07 noviembre 2005

Séneca: la brevedad de la vida

Curiosamente había una marca en el libro que encontré en el último estante de la biblioteca. Alguien, o quizás yo misma hace mucho tiempo, ya lo había leído.

Dice Séneca que la vida no es corta, sino que el ser humano la gasta en estupideces, que llegar a los ochenta años no es haber vivido mucho, sino haber durado mucho, que la arrogancia nos hace suponer que alcanzaremos los sesenta años para comenzar a vivir nuestra vida cuando, quizás, ni lleguemos a esa cifra y ya hemos desperdiciado el resto, que no se debiera aprender a vivir, sino a morir.

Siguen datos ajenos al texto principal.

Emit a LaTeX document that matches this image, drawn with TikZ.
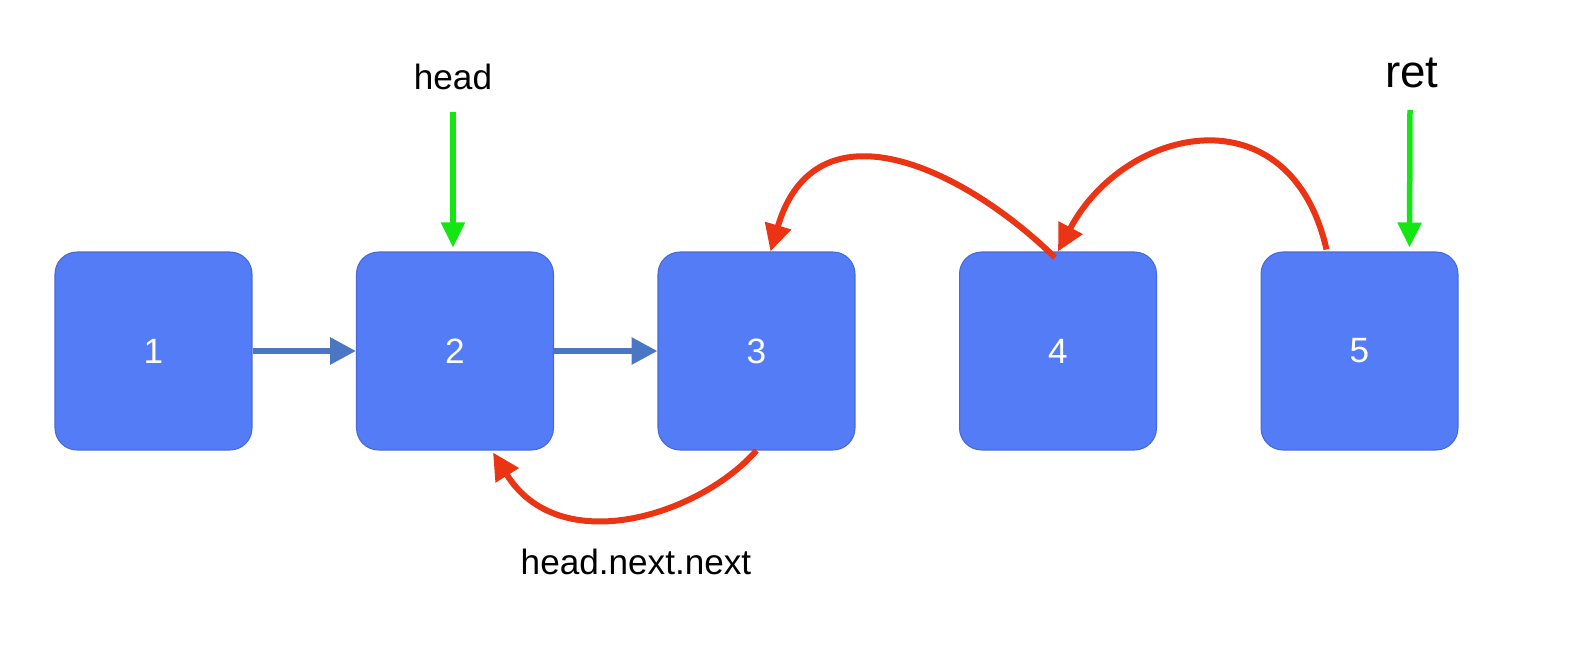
\documentclass[tikz,border=0pt]{standalone}
\usepackage{fontspec}
\setmainfont{Liberation Sans}
\usetikzlibrary{arrows.meta,calc}
\definecolor{boxblue}{RGB}{85,124,247}
\definecolor{boxedge}{RGB}{70,105,215}
\definecolor{linkblue}{RGB}{74,118,196}
\definecolor{redarr}{RGB}{235,52,20}
\definecolor{greenarr}{RGB}{20,230,20}
\begin{document}
\begin{tikzpicture}[x=0.02cm,y=-0.02cm,
 listbox/.style={rectangle,rounded corners=0.44cm,minimum width=3.94cm,minimum height=3.96cm,fill=boxblue,draw=boxedge,line width=0.6pt,text=white,font=\fontsize{20}{20}\selectfont,inner sep=0pt},
 linkarrow/.style={draw=linkblue,line width=0.12cm,-{Triangle[length=0.52cm,width=0.52cm]}},
 ptrarrow/.style={draw=greenarr,line width=0.11cm,-{Triangle[length=0.5cm,width=0.46cm]}},
 backarrow/.style={draw=redarr,line width=0.12cm,-{Triangle[length=0.54cm,width=0.52cm]}},
 lbl/.style={font=\fontsize{20}{20}\selectfont,text=black,inner sep=0pt},
 biglbl/.style={font=\fontsize{26}{26}\selectfont,text=black,inner sep=0pt}]
\useasboundingbox (0,0) rectangle (1590,662);

\node[listbox] (n1) at (153.5,351) {1};
\node[listbox] (n2) at (455,351) {2};
\node[listbox] (n3) at (756.5,351) {3};
\node[listbox] (n4) at (1058,351) {4};
\node[listbox] (n5) at (1359.5,351) {5};

\draw[linkarrow] (n1.east) -- (n2.west);
\draw[linkarrow] (n2.east) -- (n3.west);

\node[lbl] (hd) at (453,77) {head};
\node[biglbl] (rt) at (1412,73) {ret};
\node[lbl] (hnn) at (636,562) {head.next.next};

\coordinate (hs) at (453,112);
\coordinate (rs) at (1410,110);
\draw[ptrarrow] (hs) -- ($(n2.north)+(-2,-4)$);
\draw[ptrarrow] (rs) -- ($(n5.north)+(50,-4)$);

\draw[backarrow] (n3.south) .. controls (700,515) and (560,560) .. ($(n2.south)+(38,2)$);
\draw[backarrow] ($(n4.north)+(-3,6)$) .. controls (960,165) and (815,100) .. ($(n3.north)+(14,0)$);
\draw[backarrow] ($(n5.north)+(-33,-2)$) .. controls (1290,90) and (1125,125) .. ($(n4.north)+(0,0)$);
\end{tikzpicture}
\end{document}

Así fue como me plantée cada uno de los viajes a Buenos Aires, pero sobre todo este último, porque apenas llegando ya sabía que muy pronto se acabaría y estaría de vuelta en el aeropuerto. Algo parecido deberíamos hacer con la muerte, pero nos parece tan lejana. No es así cuando sabes que tienes dos semanas, a lo sumo veintiocho días, para terminar esa vida. A Pablo siempre le parecía una eternidad los primeros días que estábamos juntos, aunque yo contaba cada minuto que nos iba quedando hasta que tuviera que volver a mi otra vida.

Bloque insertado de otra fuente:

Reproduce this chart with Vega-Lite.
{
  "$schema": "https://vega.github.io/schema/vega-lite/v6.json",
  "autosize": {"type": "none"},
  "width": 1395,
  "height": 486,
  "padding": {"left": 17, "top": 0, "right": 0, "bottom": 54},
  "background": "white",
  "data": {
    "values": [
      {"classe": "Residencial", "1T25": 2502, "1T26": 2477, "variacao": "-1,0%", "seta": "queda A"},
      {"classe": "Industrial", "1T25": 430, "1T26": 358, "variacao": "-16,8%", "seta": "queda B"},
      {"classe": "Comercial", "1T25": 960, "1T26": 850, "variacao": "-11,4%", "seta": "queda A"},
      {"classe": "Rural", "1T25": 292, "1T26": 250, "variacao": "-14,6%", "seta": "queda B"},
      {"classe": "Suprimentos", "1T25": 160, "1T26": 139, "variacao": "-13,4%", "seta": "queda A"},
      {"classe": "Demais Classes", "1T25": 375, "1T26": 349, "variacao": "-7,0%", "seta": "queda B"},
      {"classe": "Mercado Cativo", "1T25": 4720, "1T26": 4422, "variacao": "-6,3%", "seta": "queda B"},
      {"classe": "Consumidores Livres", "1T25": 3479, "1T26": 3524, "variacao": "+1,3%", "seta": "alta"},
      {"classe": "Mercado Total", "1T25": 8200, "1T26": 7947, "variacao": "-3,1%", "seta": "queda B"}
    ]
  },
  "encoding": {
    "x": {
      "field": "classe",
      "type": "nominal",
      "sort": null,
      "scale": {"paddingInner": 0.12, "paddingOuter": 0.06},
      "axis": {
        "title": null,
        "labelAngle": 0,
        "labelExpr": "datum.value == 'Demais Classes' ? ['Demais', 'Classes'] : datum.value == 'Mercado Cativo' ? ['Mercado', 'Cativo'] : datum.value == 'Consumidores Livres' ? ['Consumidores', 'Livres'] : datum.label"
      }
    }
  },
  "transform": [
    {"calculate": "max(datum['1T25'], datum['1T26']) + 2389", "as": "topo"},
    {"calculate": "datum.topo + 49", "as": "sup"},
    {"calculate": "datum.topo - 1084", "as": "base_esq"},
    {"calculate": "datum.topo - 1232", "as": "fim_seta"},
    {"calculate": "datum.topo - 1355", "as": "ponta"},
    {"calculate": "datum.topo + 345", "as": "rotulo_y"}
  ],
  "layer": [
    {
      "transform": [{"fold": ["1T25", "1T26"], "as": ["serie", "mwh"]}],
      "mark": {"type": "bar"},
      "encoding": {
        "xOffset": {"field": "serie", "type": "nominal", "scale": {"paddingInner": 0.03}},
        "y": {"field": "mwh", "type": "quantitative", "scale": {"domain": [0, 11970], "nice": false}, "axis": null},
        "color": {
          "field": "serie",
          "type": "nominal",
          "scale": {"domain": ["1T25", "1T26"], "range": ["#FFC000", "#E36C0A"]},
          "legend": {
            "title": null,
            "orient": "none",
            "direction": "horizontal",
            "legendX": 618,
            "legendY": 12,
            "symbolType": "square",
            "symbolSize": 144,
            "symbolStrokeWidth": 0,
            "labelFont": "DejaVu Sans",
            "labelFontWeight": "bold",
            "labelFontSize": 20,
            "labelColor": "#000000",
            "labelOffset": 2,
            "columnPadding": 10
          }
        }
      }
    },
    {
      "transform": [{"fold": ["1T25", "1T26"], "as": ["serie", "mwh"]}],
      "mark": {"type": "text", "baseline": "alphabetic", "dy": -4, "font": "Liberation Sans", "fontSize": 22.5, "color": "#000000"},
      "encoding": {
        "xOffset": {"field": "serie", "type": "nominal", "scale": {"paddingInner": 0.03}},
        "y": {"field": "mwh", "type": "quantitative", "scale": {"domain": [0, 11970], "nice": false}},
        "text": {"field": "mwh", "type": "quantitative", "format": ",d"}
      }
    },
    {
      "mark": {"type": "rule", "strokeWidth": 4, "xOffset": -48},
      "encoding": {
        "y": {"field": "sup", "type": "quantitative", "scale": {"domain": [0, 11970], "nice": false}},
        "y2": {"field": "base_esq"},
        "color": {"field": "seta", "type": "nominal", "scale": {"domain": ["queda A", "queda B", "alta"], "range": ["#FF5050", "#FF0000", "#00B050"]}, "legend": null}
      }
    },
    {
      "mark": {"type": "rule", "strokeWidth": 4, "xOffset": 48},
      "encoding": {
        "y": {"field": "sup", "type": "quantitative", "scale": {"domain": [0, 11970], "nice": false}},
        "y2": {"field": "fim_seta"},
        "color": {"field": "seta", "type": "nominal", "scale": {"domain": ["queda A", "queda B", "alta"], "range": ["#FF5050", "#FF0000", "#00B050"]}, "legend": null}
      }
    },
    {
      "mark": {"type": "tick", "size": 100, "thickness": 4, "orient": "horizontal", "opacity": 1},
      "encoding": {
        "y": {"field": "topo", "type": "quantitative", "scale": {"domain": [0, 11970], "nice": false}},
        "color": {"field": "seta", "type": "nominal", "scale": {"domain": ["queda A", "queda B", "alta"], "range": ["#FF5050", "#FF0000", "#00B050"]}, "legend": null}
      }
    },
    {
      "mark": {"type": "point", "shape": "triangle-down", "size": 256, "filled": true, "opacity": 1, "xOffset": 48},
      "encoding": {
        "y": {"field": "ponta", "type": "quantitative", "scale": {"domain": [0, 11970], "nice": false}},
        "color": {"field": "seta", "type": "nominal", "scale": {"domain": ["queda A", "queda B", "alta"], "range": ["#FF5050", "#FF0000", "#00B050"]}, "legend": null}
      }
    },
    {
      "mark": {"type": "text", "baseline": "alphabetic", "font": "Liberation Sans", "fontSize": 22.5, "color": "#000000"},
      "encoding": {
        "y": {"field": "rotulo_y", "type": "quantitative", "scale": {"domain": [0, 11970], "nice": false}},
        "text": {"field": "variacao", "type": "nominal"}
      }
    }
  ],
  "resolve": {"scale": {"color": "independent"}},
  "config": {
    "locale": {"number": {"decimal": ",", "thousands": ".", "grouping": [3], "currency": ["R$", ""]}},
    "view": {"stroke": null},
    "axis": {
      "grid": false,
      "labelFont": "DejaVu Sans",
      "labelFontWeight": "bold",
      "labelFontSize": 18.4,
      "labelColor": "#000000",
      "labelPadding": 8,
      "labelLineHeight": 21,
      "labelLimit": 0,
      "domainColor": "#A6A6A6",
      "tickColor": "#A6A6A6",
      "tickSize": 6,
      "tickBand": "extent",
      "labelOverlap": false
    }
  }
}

Y así fue. Tarde o temprano tenía que volver. Hubo instantes en que caí en la tentación de pensar que el tiempo me pertenecía y me atreví a proyectar mi vida más allá de lo posible. No fue bueno, todo cambiaba de perspectiva, parecía más serio y más difícil, me metí en asuntos que no me importaban y llegué a provocar peleas incipientes. Me recuperé rápido y fue fantástico.

No podría decir que este año no viví o que desperdicié el tiempo, pero cuando me di cuenta de que podría ser siempre maravilloso si acababa con todo antes de que se agotara, emprendí este último viaje sabiendo (aunque ¿quién puede asegurar que por otros motivos no lo haga?) que ya no volvería.

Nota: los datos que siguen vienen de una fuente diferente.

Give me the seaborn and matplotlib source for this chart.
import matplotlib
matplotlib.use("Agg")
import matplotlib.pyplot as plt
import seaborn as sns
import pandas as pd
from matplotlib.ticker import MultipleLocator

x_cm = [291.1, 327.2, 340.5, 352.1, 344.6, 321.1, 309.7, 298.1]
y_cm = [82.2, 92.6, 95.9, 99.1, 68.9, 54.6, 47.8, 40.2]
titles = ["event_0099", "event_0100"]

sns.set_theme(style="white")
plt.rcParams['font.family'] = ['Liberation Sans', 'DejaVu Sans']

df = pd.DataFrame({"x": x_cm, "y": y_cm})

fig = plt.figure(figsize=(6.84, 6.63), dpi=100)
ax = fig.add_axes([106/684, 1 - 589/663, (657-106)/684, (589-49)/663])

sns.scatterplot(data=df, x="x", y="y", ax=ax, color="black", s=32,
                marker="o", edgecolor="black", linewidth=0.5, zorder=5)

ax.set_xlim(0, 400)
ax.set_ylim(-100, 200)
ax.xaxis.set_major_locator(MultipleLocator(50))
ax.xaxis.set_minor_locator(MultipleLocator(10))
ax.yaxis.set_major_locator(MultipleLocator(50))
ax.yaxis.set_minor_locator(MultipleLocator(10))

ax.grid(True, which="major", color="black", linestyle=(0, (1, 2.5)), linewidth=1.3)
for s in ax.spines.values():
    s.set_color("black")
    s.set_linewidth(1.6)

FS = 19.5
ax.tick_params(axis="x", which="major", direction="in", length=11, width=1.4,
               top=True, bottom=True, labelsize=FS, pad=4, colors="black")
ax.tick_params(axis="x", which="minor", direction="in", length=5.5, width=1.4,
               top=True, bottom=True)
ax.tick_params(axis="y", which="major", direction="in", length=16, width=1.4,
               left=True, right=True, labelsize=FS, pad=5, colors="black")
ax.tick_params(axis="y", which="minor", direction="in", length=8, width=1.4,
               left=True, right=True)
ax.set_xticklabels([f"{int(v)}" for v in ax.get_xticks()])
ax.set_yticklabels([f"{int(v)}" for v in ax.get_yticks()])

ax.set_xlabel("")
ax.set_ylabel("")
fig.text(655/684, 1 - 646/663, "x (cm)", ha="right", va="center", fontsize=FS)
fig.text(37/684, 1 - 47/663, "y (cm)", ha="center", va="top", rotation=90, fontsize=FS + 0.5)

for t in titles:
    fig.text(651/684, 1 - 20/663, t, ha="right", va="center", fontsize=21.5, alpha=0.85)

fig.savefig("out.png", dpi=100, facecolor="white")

Así que las calles de Buenos Aires las miré de otro modo, ese modo que me dio el haberlas conocido para volverlas a conocer cada vez en cada detalle nuevo que pudiese percibir, tratando de retenerlas en algún lugar de mi memoria para el momento de mi muerte, dejé algunas plantas en su casa para que las cuidara, como huella del recuerdo, y dejé que todo lo demás pasara (todo lo demás es aquello que proyectándose hubiese debilitado esa vida, como por ejemplo, que su hija pequeña y yo nunca más volvimos a entendernos, lo que era sostenible en el plano de lo efímero, pero no en un tiempo mayor).

Es cierto, tampoco miré atrás cuando entré a migraciones en el aeropuerto. Dejé esa vida entera atrás, ahogada en la tristeza de la despedida final, pero necesaria para prolongar toda su hermosura incontaminada hasta la muerte.